数々の新しい詩の運動をまきおこしてきた注目の現代詩人・最果タヒ、九州初の個展開催!
中学生のころからインターネット上で言葉を発表しはじめた最果タヒ。2006年に投稿作品が第44回現代詩手帖賞を受賞、翌年に第一詩集『グッドモーニング』を刊行し、第1 3回中原中也賞に選ばれる。2015年には詩集『死んでしまう系のぼくらに』で第33回現代詩花椿賞を受賞するなど、詩人として高い評価を得ています。
スマートフォンで詩を書き、現代の感情を繊細かつ鋭く表現する最果タヒの作品発表の場は、本やインターネット上にとどまりません。

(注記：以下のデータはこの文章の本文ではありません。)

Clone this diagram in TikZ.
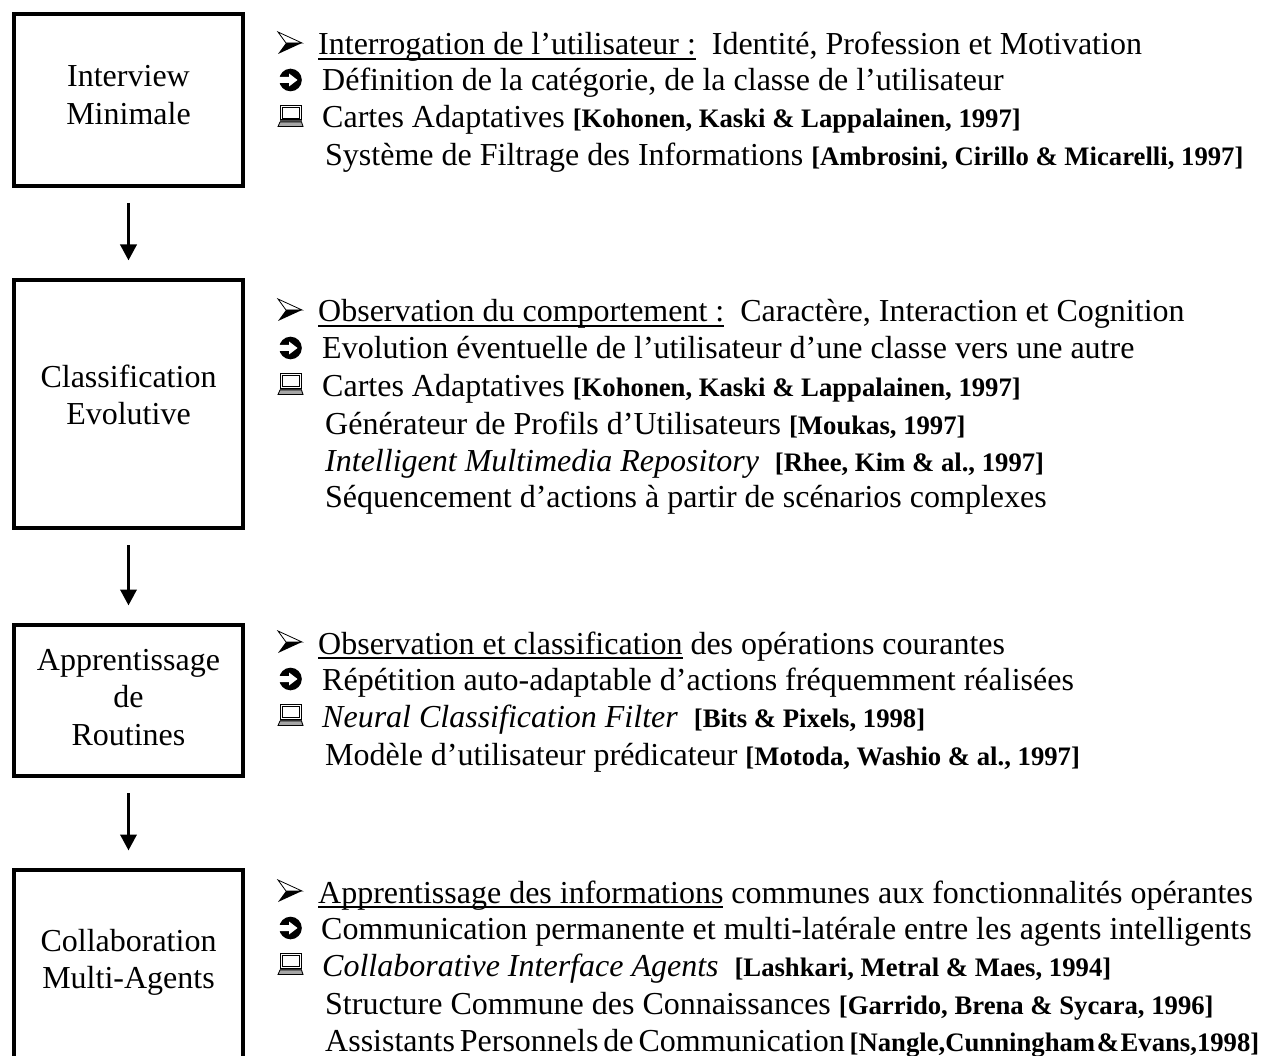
\documentclass[tikz,border=0pt]{standalone}
\usepackage{fontspec}
\setmainfont{Liberation Serif}
\usetikzlibrary{arrows.meta}
\tikzset{
  stagebox/.style={draw=black,line width=4pt,fill=white,align=center,inner sep=0pt},
  stagetext/.style={align=center,inner sep=0pt,font=\fontsize{32}{37.5}\selectfont},
  flowarrow/.style={-{Triangle[length=16pt,width=16pt]},line width=3.6pt,shorten <=15pt,shorten >=17.5pt},
  textline/.style={anchor=base west,inner sep=0pt,font=\fontsize{32}{37}\selectfont},
  pics/markarrow/.style={code={
    \filldraw[fill=white,draw=black,line width=.8pt] (1,-22) -- (25,-11) -- (9,-11) -- cycle;
    \fill[black] (1,0) -- (25,-11) -- (9,-11) -- cycle;
  }},
  pics/markcircle/.style={code={
    \fill[black] (13.5,-10) circle (11.3);
    \fill[white] (1.5,-13) -- (12,-13) -- (12,-16.5) -- (20.5,-10) -- (12,-3.5) -- (12,-7) -- (1.5,-7) -- cycle;
  }},
  pics/marklaptop/.style={code={
    \draw[black,line width=1pt,fill=white] (3.5,-21.5) rectangle (24,-7);
    \draw[black,line width=.7pt,fill=white] (5.5,-19.5) rectangle (22,-8.5);
    \fill[black!70] (3,-6.5) rectangle (24.5,-5);
    \draw[black,line width=.8pt,fill=black!35] (1,-.5) -- (3,-5) -- (24.5,-5) -- (26,-.5) -- cycle;
  }}
}
\newcommand{\cit}[1]{{\fontsize{26.7}{30}\selectfont\bfseries #1}}
\newcommand{\ulin}[1]{\leavevmode\vtop{\hbox{\smash{#1}}\kern2.6pt\hrule height2pt}}
\begin{document}
\begin{tikzpicture}[x=1pt,y=-1pt]
\useasboundingbox (0,0) rectangle (1274,1056);
\clip (0,0) rectangle (1274,1056);
\node[stagebox,minimum width=229pt,minimum height=172pt] (a) at (128.5,100) {};
\node[stagebox,minimum width=229pt,minimum height=248pt] (b) at (128.5,404) {};
\node[stagebox,minimum width=229pt,minimum height=151pt] (c) at (128.5,700.5) {};
\node[stagebox,minimum width=229pt,minimum height=220pt] (d) at (128.5,980) {};
\node[stagetext] (at) at (128.5,95) {Interview\\Minimale};
\node[stagetext] (bt) at (128.5,395) {Classification\\Evolutive};
\node[stagetext] (ct) at (128.5,697.5) {Apprentissage\\de\\Routines};
\node[stagetext] (dt) at (128.5,962.5) {Collaboration\\Multi-Agents};
\draw[flowarrow] (a) -- (b);
\draw[flowarrow] (b) -- (c);
\draw[flowarrow] (c) -- (d);
% block 1
\pic at (277,54) {markarrow};
\node[textline] (a1) at (318,55) {\ulin{Interrogation de l’utilisateur :}\ \ Identité, Profession et Motivation};
\pic at (277,90) {markcircle};
\node[textline] (a2) at (322,91) {Définition de la catégorie, de la classe de l’utilisateur};
\pic at (277,127) {marklaptop};
\node[textline] (a3) at (322,128) {Cartes Adaptatives \cit{[Kohonen, Kaski \& Lappalainen, 1997]}};
\node[textline] (a4) at (325,166) {Système de Filtrage des Informations \cit{[Ambrosini, Cirillo \& Micarelli, 1997]}};
% block 2
\pic at (277,321) {markarrow};
\node[textline] (b1) at (318,322) {\ulin{Observation du comportement :}\ \ Caractère, Interaction et Cognition};
\pic at (277,358) {markcircle};
\node[textline] (b2) at (322,359) {Evolution éventuelle de l’utilisateur d’une classe vers une autre};
\pic at (277,395) {marklaptop};
\node[textline] (b3) at (322,396) {Cartes Adaptatives \cit{[Kohonen, Kaski \& Lappalainen, 1997]}};
\node[textline] (b4) at (325,434) {Générateur de Profils d’Utilisateurs \cit{[Moukas, 1997]}};
\node[textline] (b5) at (325,471) {\textit{Intelligent Multimedia Repository}\ \ \cit{[Rhee, Kim \& al., 1997]}};
\node[textline] (b6) at (325,507) {Séquencement d’actions à partir de scénarios complexes};
% block 3
\pic at (277,653) {markarrow};
\node[textline] (c1) at (318,654) {\ulin{Observation et classification} des opérations courantes};
\pic at (277,689) {markcircle};
\node[textline] (c2) at (322,690) {Répétition auto-adaptable d’actions fréquemment réalisées};
\pic at (277,726) {marklaptop};
\node[textline] (c3) at (322,727) {\textit{Neural Classification Filter}\ \ \cit{[Bits \& Pixels, 1998]}};
\node[textline] (c4) at (325,765) {Modèle d’utilisateur prédicateur \cit{[Motoda, Washio \& al., 1997]}};
% block 4
\pic at (277,902) {markarrow};
\node[textline] (d1) at (318,903) {\ulin{Apprentissage des informations} communes aux fonctionnalités opérantes};
\pic at (277,938) {markcircle};
\node[textline] (d2) at (321,939) {Communication permanente et multi-latérale entre les agents intelligents};
\pic at (277,975) {marklaptop};
\node[textline] (d3) at (322,976) {\textit{Collaborative Interface Agents}\ \ \cit{[Lashkari, Metral \& Maes, 1994]}};
\node[textline] (d4) at (325,1014) {Structure Commune des Connaissances \cit{[Garrido, Brena \& Sycara, 1996]}};
\node[textline] (d5) at (325,1051) {\spaceskip=4.9pt Assistants Personnels de Communication \cit{\spaceskip=1.6pt [Nangle,Cunningham \& Evans,1998]}};
\end{tikzpicture}
\end{document}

SNSの活用、作詞、詩集の映画化、商業施設とのコラボレーションといった幅広い活動によって、これまで詩に触れる機会が少なかった若い世代もファンに取り込んでいます。近年は、横浜美術館での個展や、詩のホテルなど空間を使った作品発表を積極的に試みるなど、多様で新たな詩の運動は、より一層注目を集 めています。
言葉が、わたしを飛び越える。
現代の感情=言葉を体験するインスタレーション!
本展は「詩の展示」。読者が会場を歩き回り、空間全体で言葉を体感するインスタレーションです。なかでも、天井から多数の言葉が書かれたモビールを吊るす《詩になる直前の、アルティアムは。》は重要な作品の一つ。表裏に異なる詩の断片が記された、静かに揺れ動くモノトーンの紙片はいくつもの言葉の連なりを生み出し、その偶然から詩を切り取るのは読者自身です。

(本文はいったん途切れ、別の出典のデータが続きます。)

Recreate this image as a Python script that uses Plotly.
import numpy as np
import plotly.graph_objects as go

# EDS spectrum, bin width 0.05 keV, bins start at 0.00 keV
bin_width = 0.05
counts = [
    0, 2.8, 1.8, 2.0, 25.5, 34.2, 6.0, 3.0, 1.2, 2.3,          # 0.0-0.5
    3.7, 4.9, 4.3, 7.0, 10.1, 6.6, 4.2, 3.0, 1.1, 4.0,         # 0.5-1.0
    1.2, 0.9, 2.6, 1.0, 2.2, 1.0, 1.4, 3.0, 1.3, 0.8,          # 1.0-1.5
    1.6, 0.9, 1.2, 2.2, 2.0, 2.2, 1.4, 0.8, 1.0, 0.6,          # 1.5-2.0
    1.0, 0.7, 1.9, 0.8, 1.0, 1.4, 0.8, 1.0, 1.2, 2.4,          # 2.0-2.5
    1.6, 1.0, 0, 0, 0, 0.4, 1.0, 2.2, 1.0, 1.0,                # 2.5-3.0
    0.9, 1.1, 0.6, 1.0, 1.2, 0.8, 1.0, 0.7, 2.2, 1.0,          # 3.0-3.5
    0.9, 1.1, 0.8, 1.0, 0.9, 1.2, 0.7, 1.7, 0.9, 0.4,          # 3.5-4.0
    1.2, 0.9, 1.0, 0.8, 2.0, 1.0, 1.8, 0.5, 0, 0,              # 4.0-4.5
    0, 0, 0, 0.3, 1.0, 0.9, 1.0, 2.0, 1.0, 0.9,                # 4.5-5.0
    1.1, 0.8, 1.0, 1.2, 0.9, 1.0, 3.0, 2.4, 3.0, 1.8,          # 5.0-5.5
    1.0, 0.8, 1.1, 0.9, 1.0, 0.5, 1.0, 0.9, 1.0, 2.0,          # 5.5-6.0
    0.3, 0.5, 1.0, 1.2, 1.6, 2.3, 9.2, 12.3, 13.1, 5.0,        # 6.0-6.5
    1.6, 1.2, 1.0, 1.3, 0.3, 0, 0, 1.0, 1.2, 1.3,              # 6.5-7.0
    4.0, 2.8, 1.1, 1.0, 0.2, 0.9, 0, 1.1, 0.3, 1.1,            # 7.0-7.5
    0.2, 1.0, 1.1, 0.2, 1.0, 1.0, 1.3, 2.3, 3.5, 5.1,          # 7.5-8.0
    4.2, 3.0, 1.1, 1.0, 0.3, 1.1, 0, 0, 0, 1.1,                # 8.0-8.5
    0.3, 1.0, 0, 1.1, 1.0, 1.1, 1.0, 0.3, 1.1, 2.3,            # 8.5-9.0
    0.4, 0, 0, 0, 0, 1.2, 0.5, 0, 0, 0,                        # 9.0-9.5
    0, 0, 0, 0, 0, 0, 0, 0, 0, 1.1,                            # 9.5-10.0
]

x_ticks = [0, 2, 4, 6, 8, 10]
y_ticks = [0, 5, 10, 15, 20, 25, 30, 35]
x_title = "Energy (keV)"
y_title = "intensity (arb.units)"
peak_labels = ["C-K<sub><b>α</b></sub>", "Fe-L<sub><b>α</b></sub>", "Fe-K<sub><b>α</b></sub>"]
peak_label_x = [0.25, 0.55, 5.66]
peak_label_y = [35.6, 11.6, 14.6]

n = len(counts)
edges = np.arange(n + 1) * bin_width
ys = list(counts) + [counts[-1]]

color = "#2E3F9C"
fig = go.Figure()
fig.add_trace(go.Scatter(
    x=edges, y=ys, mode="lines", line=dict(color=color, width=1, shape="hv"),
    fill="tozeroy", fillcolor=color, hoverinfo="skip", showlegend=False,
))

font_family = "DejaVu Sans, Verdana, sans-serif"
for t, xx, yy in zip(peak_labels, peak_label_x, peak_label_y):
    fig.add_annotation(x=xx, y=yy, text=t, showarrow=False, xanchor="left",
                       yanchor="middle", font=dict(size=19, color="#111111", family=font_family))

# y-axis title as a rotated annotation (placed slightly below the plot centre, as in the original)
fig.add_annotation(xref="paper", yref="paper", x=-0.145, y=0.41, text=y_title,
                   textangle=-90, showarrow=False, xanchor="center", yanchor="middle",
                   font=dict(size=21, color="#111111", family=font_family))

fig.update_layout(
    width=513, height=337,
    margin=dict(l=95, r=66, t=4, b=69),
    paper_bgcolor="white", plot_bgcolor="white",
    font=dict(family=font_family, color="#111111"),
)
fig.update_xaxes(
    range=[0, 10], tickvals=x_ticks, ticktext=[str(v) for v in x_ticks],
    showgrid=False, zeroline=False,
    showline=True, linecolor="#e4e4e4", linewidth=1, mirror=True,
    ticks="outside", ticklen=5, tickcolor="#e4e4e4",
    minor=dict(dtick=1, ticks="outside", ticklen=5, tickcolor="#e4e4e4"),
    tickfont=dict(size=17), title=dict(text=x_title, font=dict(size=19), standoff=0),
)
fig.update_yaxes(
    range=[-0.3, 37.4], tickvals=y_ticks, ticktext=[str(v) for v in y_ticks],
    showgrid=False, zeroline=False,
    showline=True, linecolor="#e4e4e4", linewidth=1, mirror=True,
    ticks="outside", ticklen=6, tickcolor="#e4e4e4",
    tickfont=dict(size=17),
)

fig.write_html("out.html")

この作品を始め、最果タヒは書き下ろし作品を含む自らの詩を大胆に断片化し、空間いっぱいに展開させます。つまり会場にあるのは、作品があなたに読まれ、初めて意味を持つものであってほしいと願う、最果タヒによる「 詩になる直前」の言葉たち。それらを追いかける体験を通して、自分の心が動く言葉やその瞬間、あるいは、目が「無意識に読んでいる」感覚に気付くような、言葉との新たな出会いが生まれるでしょう。

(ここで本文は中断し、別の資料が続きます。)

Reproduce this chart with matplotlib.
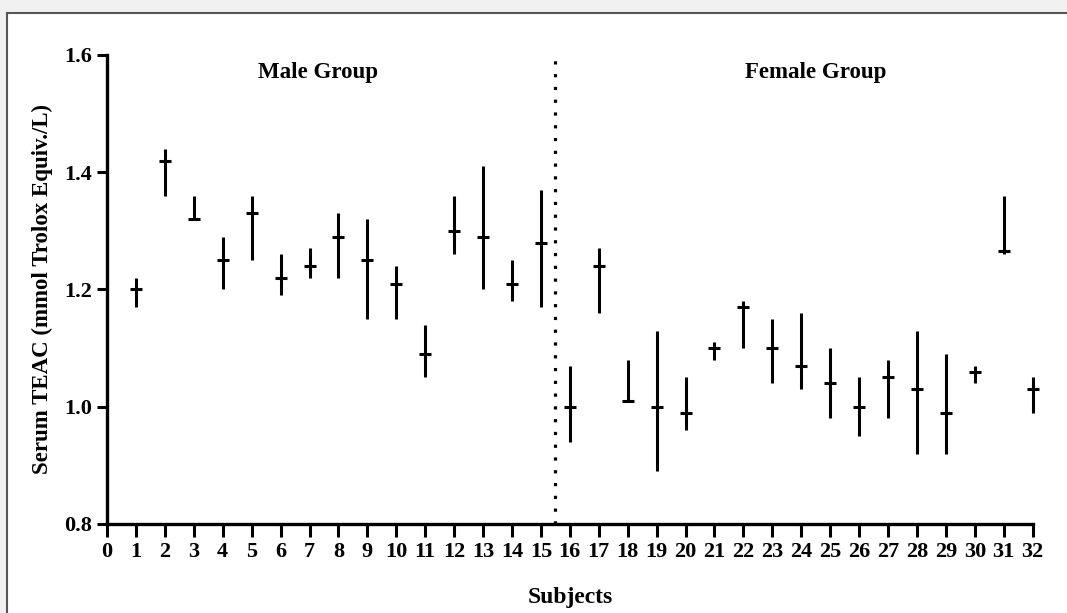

本展アートディレクションは、これまで最果の数々の書籍(『死んでしまう系のぼくらに』を始めとする詩集三部作など)のデザインを手がけてきたグラフィックデザイナー佐々木俊が担当。また、同時期(7/10~8/30)、イムズ館内各所でも、最果タヒの詩が展開されます。あわせてお楽しみください。